If I identify myself as a Democrat (as I mostly vote that way), I get Solid Liberal. If I identify myself as Independent leaning Democrat (as I technically don’t vote for parties), I become a New Coalition Democrat. And if I say I am a Republican (as I still officially am), I become Disaffected, which makes sense, since my beliefs don’t match my party affiliation.
Also, on the race questions, I split the difference. I went with saying both “Racial discrimination is the main reason why many black people can’t get ahead these days” and “Our country has made the changes needed to give blacks equal rights with whites.” My rationale of picking that split is that I definitely did not agree with the alternate choice of the first one, and I think we are closer to being finished than not for the second one.
I’ve had to deal with polls not giving good answers for a long time, and I generally have an idea of how they work. There are almost always at least two versions of the same question.
Indeed, I found myself choosing which statement was the least wrong, and ended up a Post-Modern as well.

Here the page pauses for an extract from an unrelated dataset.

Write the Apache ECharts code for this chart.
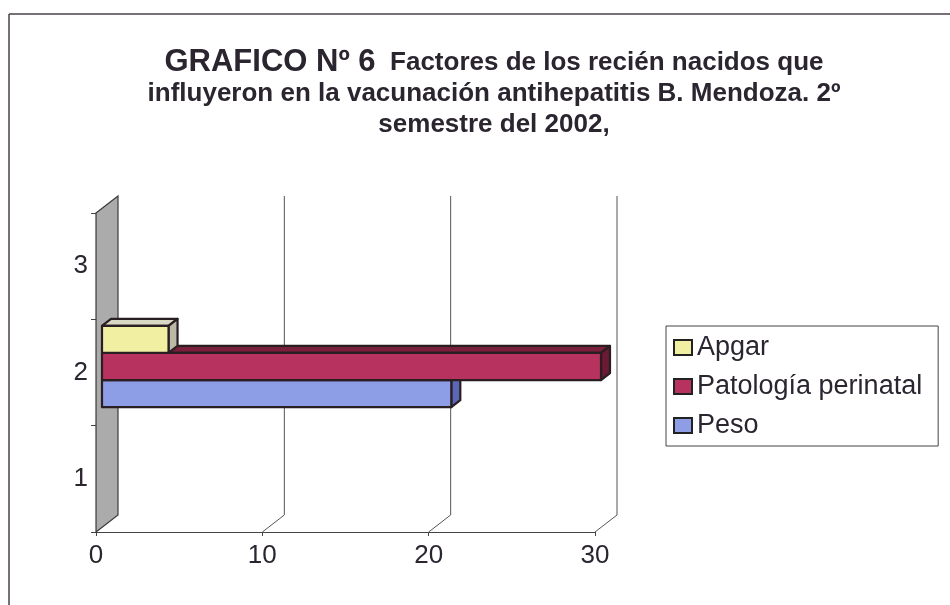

This reminds me of the Canadian party quiz where it said I was socially conservative because of my stance on immigration, even though I answered strongly liberal on practically every other social issue.
this Solid Liberal had the same reaction.
Why would my economic situation determine my political leanings?
If you have money, you skew republican?
I must be really slow. I’ve been reading this thread with incomprehension, before the truth finally dawned on me.
You people think that the silly internet quiz you’re been responding to was the actual survey.
It never occurred to me that anybody could believe this. That’s like thinking that clicking on an ad to take an internet survey on intelligence is the same as going through an hours-long IQ exam.
It’s not true. If any of you had clicked over and read anything at the actual site, you’d have known it wasn’t true.
Here’s the complete survey.
For good measure, here’s a lengthy discussion of questionnaire design, including question wording and pretesting.
All the stuff you’ve written here is based on a game to draw traffic to their site. And you took it seriously. You actually thought that the real world was based on something that simplistic, and you criticized it without ever checking a single fact for yourself. All the links I have are sitting on the main page of the survey report that I linked to and that L. G. Butts, Ph.D. gave in the first line of the OP. They sit above the link to the quiz. Anybody could have found them. But not you.
Do us all a favor in 2012. Be a Bystander. Don’t vote.